◆ Task directions ◆
Take the lines of the data below from the very first through the line containing "from matplotlib.patches import" and output them exactly, pictures excluded.

[Material provided start]

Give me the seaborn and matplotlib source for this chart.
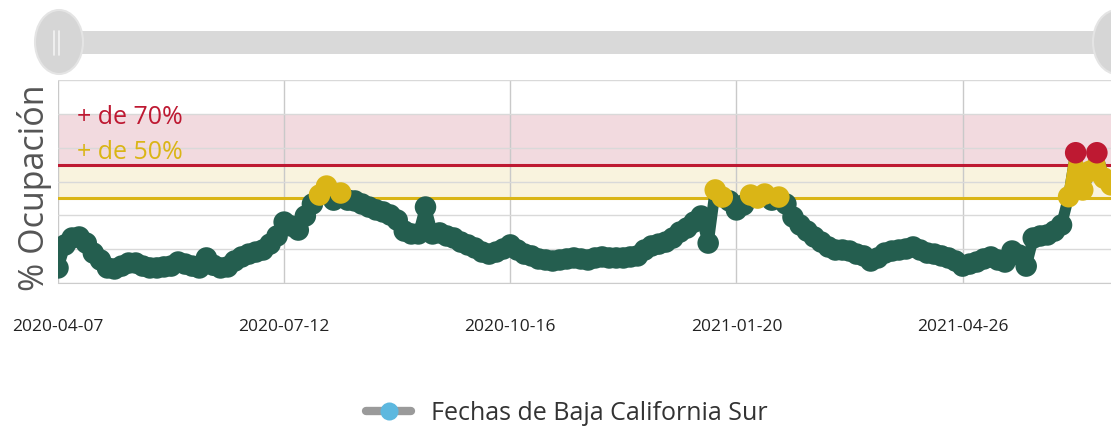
import pandas as pd
import numpy as np
import matplotlib.pyplot as plt
import seaborn as sns
from matplotlib.lines import Line2D
from matplotlib.patches import Ellipse, FancyBboxPatch

# hospital occupancy (%) for Baja California Sur, one reading every 3 days
inicio = "2020-04-07"
ocupacion = [
    8.9, 22.5, 26.6, 27.2, 23.6, 17.7, 13.6, 8.9, 8.3, 10.0,
    11.8, 11.8, 10.0, 8.9, 8.9, 9.5, 10.0, 12.4, 11.2, 10.0,
    8.9, 14.8, 10.5, 8.9, 9.5, 13.0, 15.4, 17.1, 18.3, 19.5,
    23.0, 27.8, 36.0, 33.7, 31.3, 39.6, 46.7, 52.0, 57.3, 49.0,
    53.2, 49.0, 48.5, 46.7, 44.9, 43.2, 42.0, 40.2, 37.2, 30.7,
    29.0, 29.0, 44.9, 29.0, 29.6, 27.8, 26.6, 24.2, 22.5, 20.7,
    18.3, 17.1, 18.3, 20.1, 22.5, 19.5, 17.1, 16.0, 14.2, 13.6,
    13.0, 13.6, 14.2, 14.8, 14.2, 13.6, 14.8, 15.4, 14.8, 14.8,
    14.8, 15.4, 16.0, 19.5, 21.9, 23.0, 24.2, 26.6, 30.1, 32.5,
    36.0, 39.6, 23.6, 55.0, 50.8, 48.5, 43.2, 46.1, 52.0, 50.2,
    52.6, 49.0, 50.8, 46.7, 39.0, 34.3, 30.7, 27.2, 24.2, 21.3,
    19.5, 19.5, 18.9, 17.1, 16.0, 13.0, 14.8, 17.7, 18.9, 19.5,
    20.1, 21.3, 19.5, 17.7, 17.1, 16.0, 14.8, 13.0, 10.0, 11.2,
    12.4, 14.2, 15.4, 13.6, 12.4, 18.9, 16.5, 10.0, 26.6, 27.8,
    28.4, 30.7, 34.3, 51.0, 77.0, 55.0, 66.0, 77.0, 62.0, 58.0,
]
tick_fechas = ["2020-04-07", "2020-07-12", "2020-10-16", "2021-01-20", "2021-04-26"]
umbral_amarillo = 50
umbral_rojo = 70
limite_banda = 100
serie_nombre = "Fechas de Baja California Sur"

VERDE = "#245e4f"
AMARILLO = "#dab516"
ROJO = "#be1932"

df = pd.DataFrame({
    "fecha": pd.date_range(inicio, periods=len(ocupacion), freq="3D"),
    "ocupacion": ocupacion,
})
df["zona"] = np.where(df["ocupacion"] >= umbral_rojo, "rojo",
                      np.where(df["ocupacion"] >= umbral_amarillo, "amarillo", "verde"))

sns.set_style("white")
plt.rcParams["font.family"] = ["Open Sans", "DejaVu Sans"]

W, H = 1111, 430
fig = plt.figure(figsize=(W / 100, H / 100), dpi=100)
ax = fig.add_axes([58 / W, (H - 283) / H, 1 - 58 / W, 203 / H])

# threshold bands and lines
ax.axhspan(umbral_rojo, limite_banda, color="#f2dadf", zorder=0.2, lw=0)
ax.axhspan(umbral_amarillo, umbral_rojo, color="#f9f3de", zorder=0.2, lw=0)
ax.axhline(umbral_rojo, color=ROJO, lw=2.2, zorder=2)
ax.axhline(umbral_amarillo, color=AMARILLO, lw=2.2, zorder=2)

# series line, coloured by zone like the original
sns.lineplot(data=df, x="fecha", y="ocupacion", color=VERDE, lw=8, ax=ax, zorder=3)
y = df["ocupacion"].to_numpy()
ax.plot(df["fecha"], np.where(y >= umbral_amarillo, y, np.nan), color=AMARILLO, lw=8, zorder=3.1)
ax.plot(df["fecha"], np.where(y >= umbral_rojo, y, np.nan), color=ROJO, lw=8, zorder=3.2)

orden = df.assign(r=df["zona"].map({"verde": 0, "amarillo": 1, "rojo": 2})).sort_values("r")
sns.scatterplot(data=orden, x="fecha", y="ocupacion", hue="zona",
                palette={"verde": VERDE, "amarillo": AMARILLO, "rojo": ROJO},
                s=240, linewidth=0, legend=False, ax=ax, zorder=4)

ax.text(pd.Timestamp("2020-04-15"), 98, "+ de 70%", color=ROJO, fontsize=18, va="center", zorder=5)
ax.text(pd.Timestamp("2020-04-15"), 77, "+ de 50%", color=AMARILLO, fontsize=18, va="center", zorder=5)

# axes styling
ax.set_xlim(pd.Timestamp(inicio), pd.Timestamp("2021-06-28"))
ax.set_ylim(0, 120)
ax.set_yticks(range(0, 121, 20))
ax.set_yticklabels([])
ax.set_xticks(pd.to_datetime(tick_fechas))
ax.set_xticklabels(tick_fechas, fontsize=12.5, color="#222222")
ax.tick_params(axis="x", length=0, pad=26)
ax.tick_params(axis="y", length=0)
ax.set_axisbelow(True)
ax.grid(axis="y", color="#d9d9d9", lw=1)
ax.grid(axis="x", color="#c9c9c9", lw=1)
for lado in ["top", "right", "left"]:
    ax.spines[lado].set_visible(False)
ax.spines["bottom"].set_color("#cccccc")
ax.set_xlabel("")
ax.set_ylabel("% Ocupación", fontsize=24.5, color="#555555")
ax.yaxis.set_label_coords(-6 / 1053, 0.47)

# navigator / scrollbar at the top
nav = fig.add_axes([0, (H - 80) / H, 1, 80 / H])
nav.set_xlim(0, W)
nav.set_ylim(80, 0)
nav.axis("off")
nav.add_patch(FancyBboxPatch((45, 31), 1060, 23, boxstyle="round,pad=0,rounding_size=11",
                             fc="#d9d9d9", ec="none"))
for cx in [59, 1117]:
    nav.add_patch(Ellipse((cx, 42), 48, 64, fc="#d6d6d6", ec="#e4e4e4", lw=1.5))
nav.plot([54, 54], [31, 55], color="#f4f4f4", lw=1.2)
nav.plot([59, 59], [31, 55], color="#f4f4f4", lw=1.2)

# legend
handle = Line2D([], [], color="#9a9a9a", lw=6, marker="o", markersize=13,
                markerfacecolor="#5db8df", markeredgecolor="none")
fig.legend([handle], [serie_nombre], loc="center", bbox_to_anchor=(567 / W, 1 - 413 / H),
           frameon=False, fontsize=18, handlelength=1.8, labelcolor="#333333")

fig.savefig("out.png", dpi=100)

[Material provided end]

◆ Exercise output ◆
Give me the seaborn and matplotlib source for this chart.
import pandas as pd
import numpy as np
import matplotlib.pyplot as plt
import seaborn as sns
from matplotlib.lines import Line2D
from matplotlib.patches import Ellipse, FancyBboxPatch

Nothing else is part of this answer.